Description of the task :: In the entries that follow, how many lines hold the string "this"? Give only that number.

[Plotting code records]

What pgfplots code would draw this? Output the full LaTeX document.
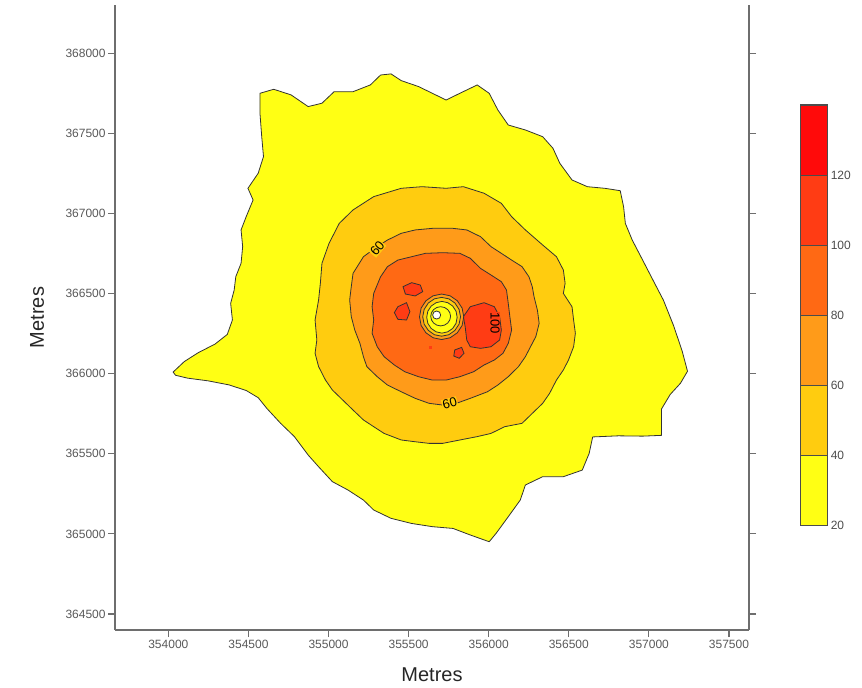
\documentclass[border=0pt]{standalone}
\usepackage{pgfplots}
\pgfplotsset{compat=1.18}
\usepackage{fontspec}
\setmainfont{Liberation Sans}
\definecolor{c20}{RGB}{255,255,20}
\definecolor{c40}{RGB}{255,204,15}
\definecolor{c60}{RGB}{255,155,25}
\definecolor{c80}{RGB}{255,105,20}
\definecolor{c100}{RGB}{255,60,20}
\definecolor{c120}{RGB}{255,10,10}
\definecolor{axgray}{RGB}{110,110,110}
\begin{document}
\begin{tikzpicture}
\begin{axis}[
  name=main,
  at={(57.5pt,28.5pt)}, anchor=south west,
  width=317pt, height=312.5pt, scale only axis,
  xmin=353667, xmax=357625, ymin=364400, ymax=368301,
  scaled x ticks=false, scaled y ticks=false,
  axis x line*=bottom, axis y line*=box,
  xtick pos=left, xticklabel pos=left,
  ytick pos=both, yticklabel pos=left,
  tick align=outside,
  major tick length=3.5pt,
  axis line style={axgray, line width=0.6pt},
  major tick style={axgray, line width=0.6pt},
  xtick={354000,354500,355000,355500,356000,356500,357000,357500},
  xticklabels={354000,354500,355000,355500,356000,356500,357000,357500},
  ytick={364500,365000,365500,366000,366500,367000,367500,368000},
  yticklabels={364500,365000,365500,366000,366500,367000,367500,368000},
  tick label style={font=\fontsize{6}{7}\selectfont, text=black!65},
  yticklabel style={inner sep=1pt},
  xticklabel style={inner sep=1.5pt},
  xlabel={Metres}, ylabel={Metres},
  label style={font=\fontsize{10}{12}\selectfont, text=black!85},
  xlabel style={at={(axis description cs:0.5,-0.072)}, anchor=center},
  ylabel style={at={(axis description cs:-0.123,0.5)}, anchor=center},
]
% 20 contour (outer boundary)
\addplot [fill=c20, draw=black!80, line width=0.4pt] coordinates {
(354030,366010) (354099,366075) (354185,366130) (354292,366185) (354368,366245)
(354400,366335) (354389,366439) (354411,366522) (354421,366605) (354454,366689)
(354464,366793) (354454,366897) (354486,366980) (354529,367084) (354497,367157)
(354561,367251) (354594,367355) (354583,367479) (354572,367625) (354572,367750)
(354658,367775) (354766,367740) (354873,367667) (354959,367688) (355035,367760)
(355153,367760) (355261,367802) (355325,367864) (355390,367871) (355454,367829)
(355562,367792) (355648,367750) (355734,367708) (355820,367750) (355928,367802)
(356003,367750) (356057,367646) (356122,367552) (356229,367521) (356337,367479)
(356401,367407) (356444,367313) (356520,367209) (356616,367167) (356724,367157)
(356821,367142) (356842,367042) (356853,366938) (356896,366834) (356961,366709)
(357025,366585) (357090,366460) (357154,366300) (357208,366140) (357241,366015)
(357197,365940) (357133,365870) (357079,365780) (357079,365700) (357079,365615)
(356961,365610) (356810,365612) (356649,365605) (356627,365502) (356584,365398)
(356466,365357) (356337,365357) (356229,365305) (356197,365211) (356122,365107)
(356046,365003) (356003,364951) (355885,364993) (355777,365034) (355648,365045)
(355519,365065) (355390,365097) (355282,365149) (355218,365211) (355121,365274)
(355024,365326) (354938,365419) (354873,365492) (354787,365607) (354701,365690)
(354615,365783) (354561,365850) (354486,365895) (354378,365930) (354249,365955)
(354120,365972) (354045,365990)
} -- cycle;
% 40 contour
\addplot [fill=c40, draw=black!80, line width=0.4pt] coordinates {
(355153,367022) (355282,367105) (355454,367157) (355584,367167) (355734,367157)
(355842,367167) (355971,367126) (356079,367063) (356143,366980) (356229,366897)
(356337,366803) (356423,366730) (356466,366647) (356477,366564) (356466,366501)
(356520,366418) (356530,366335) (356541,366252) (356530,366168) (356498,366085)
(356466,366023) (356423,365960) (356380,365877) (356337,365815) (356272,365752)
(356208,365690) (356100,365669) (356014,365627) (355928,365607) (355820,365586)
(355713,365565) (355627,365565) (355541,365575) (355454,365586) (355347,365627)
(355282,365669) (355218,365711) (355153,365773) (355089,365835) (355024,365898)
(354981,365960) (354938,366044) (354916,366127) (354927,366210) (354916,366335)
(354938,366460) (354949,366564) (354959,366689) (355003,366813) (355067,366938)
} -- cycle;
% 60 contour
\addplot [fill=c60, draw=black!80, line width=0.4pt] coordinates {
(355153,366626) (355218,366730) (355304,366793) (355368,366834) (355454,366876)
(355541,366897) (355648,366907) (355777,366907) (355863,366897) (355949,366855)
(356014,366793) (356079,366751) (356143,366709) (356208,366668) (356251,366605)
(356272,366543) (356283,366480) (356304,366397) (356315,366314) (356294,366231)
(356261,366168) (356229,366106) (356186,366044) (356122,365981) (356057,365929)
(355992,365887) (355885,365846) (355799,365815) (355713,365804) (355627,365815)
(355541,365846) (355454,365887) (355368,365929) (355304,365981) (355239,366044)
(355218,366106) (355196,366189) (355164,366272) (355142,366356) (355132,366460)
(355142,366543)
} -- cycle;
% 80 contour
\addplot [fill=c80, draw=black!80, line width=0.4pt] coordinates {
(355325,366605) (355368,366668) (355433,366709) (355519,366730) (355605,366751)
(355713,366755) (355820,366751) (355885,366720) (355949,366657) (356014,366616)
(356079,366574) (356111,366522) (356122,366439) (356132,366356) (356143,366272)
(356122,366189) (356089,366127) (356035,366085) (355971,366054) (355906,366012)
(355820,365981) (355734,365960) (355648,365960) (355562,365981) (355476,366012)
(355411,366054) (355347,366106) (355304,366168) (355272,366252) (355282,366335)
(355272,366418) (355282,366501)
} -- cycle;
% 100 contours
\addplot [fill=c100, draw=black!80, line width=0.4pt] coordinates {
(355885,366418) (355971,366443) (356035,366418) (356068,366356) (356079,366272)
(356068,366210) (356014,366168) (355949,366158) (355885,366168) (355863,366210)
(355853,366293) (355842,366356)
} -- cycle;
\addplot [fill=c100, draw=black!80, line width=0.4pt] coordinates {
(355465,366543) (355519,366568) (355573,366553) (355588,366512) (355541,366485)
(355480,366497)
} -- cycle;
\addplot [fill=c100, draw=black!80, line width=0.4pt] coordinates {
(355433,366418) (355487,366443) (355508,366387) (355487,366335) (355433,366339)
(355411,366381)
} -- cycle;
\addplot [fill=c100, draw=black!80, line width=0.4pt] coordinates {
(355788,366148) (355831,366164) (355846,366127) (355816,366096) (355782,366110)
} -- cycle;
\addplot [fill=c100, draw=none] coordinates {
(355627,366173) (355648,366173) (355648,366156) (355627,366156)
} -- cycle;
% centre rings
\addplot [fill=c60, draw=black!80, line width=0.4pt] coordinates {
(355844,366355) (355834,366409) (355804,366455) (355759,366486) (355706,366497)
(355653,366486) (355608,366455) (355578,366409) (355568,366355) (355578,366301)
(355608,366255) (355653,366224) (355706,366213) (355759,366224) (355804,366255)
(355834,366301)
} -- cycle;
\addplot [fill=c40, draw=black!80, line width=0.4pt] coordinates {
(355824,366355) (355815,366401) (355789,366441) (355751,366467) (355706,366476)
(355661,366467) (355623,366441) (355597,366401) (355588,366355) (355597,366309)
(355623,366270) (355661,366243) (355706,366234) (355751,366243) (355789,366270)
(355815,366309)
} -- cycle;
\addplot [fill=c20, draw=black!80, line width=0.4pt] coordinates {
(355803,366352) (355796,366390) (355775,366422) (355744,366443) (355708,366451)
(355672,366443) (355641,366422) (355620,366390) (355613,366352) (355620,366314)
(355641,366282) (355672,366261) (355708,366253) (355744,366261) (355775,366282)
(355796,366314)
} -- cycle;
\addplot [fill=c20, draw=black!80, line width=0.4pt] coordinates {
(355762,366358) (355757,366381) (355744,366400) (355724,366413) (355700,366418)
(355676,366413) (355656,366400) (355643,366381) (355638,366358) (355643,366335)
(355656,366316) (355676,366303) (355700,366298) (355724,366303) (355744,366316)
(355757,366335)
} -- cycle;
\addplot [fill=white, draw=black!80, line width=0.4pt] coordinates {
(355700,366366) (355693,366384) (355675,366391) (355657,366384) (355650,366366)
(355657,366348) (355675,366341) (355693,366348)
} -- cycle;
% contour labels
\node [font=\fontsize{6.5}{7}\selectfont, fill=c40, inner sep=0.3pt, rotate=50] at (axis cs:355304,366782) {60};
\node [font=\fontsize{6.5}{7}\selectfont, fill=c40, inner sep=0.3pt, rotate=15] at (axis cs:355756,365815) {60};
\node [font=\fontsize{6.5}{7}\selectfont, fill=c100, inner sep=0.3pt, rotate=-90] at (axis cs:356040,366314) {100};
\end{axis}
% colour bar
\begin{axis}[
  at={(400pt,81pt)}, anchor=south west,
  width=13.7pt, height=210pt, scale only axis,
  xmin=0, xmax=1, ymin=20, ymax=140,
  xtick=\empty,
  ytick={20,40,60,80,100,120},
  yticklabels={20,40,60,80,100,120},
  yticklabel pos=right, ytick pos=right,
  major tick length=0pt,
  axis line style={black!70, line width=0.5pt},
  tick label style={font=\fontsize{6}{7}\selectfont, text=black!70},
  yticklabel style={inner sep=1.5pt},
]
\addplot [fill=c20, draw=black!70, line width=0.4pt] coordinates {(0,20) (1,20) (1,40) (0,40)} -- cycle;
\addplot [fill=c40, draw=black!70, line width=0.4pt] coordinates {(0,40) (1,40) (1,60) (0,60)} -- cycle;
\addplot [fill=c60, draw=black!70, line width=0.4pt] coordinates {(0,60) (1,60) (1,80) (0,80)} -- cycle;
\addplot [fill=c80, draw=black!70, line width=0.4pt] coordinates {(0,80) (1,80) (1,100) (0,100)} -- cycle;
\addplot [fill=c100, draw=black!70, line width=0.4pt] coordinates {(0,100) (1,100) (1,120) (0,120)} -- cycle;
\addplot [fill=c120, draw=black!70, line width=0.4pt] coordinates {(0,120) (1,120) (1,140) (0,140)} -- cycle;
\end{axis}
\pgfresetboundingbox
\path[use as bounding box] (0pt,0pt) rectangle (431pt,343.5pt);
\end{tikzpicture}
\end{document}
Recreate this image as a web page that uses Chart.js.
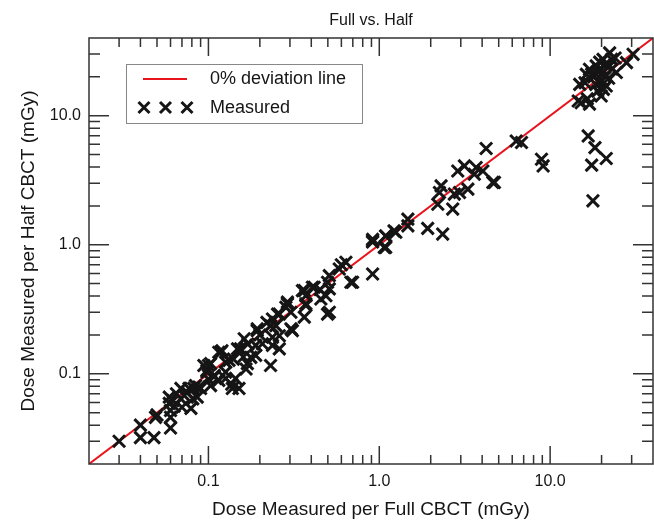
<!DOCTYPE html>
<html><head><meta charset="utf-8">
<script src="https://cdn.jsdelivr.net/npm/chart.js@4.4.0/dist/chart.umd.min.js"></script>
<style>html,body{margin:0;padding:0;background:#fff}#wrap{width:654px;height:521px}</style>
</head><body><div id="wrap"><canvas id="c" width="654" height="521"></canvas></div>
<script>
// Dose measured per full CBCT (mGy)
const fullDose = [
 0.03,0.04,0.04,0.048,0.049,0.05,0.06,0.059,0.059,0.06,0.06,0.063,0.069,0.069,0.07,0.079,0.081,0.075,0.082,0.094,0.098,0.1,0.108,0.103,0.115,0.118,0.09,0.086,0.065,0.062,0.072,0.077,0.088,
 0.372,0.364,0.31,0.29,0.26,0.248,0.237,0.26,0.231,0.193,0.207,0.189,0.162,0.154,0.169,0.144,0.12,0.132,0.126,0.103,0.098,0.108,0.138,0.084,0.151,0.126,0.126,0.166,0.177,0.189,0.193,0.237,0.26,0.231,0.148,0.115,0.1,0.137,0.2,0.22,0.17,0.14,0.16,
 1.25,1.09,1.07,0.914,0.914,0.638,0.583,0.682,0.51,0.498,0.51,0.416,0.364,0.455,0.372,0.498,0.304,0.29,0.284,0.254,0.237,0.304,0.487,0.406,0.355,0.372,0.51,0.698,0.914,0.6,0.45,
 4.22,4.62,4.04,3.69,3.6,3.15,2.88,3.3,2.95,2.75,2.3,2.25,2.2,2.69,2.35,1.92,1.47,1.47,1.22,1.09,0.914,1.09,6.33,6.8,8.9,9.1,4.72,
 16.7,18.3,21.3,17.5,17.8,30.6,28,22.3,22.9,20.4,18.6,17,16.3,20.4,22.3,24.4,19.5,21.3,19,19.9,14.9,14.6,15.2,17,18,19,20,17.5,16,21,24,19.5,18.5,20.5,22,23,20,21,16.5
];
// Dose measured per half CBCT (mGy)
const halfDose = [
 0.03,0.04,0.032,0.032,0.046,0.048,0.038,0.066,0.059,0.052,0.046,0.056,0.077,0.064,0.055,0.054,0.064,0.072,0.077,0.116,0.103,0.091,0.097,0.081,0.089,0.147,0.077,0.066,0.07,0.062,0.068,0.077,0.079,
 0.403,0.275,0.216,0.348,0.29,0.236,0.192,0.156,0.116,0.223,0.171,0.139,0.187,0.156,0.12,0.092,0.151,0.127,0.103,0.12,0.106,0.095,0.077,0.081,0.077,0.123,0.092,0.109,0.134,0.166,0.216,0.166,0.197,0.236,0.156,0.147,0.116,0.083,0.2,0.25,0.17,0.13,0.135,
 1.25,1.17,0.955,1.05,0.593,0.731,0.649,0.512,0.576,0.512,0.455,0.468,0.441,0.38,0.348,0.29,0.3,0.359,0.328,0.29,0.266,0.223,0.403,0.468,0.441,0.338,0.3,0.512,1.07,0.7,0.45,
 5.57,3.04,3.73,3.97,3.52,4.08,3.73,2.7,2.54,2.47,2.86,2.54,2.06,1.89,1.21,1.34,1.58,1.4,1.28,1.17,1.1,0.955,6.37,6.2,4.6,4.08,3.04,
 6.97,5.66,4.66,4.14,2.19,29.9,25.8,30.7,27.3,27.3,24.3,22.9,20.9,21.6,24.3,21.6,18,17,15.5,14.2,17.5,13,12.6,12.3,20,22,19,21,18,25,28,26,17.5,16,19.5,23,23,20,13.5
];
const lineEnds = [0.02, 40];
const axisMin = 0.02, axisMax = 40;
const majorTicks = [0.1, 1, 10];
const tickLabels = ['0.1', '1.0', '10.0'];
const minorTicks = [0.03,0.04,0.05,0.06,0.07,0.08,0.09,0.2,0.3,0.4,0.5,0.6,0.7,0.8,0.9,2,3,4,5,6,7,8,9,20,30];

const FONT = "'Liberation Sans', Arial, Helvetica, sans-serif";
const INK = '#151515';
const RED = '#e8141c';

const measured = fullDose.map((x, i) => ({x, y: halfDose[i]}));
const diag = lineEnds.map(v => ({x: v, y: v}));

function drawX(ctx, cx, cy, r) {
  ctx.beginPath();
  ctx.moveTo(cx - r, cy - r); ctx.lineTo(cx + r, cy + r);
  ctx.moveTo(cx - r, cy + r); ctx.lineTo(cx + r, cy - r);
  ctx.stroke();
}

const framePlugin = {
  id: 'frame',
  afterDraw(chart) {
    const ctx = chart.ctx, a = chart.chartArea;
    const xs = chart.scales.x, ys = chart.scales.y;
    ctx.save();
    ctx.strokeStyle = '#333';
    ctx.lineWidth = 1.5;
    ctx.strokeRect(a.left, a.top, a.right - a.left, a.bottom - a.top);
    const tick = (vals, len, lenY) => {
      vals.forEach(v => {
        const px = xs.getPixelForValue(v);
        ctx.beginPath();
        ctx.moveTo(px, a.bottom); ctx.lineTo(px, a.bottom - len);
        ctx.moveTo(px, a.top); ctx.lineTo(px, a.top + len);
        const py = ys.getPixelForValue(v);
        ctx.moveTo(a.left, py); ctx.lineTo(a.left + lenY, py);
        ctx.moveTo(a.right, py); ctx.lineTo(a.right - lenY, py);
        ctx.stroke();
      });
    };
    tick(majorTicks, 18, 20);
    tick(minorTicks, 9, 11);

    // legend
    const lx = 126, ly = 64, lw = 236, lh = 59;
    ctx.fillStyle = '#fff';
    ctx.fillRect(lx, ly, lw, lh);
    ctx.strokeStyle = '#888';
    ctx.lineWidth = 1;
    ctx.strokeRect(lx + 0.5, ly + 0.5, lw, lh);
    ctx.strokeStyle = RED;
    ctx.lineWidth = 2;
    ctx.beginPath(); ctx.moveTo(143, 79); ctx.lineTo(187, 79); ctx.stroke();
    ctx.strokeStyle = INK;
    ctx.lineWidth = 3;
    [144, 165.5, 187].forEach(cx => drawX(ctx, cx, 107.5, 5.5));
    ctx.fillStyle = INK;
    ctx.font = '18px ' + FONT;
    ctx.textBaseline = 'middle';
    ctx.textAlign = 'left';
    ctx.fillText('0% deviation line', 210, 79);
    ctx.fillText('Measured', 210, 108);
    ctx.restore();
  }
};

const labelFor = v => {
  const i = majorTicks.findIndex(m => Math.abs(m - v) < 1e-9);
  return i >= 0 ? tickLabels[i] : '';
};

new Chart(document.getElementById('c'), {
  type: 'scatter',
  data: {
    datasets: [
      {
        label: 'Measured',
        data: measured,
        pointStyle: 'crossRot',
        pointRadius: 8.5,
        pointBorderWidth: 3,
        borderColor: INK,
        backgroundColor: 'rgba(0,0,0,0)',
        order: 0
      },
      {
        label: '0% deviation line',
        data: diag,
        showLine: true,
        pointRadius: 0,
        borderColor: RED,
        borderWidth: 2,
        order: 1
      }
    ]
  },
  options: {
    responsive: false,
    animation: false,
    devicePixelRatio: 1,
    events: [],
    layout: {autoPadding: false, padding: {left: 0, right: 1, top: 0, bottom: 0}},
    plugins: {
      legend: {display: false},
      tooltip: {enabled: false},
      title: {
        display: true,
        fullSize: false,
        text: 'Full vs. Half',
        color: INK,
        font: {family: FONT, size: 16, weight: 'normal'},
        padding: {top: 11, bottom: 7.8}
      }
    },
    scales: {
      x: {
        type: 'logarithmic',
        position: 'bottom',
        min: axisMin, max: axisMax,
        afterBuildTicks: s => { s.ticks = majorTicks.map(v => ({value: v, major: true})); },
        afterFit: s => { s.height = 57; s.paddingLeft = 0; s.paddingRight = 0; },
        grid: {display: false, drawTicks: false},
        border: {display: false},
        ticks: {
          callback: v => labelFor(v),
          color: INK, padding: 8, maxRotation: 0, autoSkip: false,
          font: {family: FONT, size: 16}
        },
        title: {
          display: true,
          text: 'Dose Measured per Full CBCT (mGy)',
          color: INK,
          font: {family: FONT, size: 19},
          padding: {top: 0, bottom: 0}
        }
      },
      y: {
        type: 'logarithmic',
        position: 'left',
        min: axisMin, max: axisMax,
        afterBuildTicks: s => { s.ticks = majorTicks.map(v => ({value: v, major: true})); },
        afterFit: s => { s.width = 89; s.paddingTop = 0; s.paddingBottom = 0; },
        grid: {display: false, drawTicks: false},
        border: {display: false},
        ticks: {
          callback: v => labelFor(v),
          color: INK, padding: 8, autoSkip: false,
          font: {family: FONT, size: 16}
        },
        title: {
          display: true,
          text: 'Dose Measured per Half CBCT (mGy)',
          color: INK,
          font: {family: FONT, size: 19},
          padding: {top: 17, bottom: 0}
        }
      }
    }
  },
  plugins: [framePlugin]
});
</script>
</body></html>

Finished exercise :: 2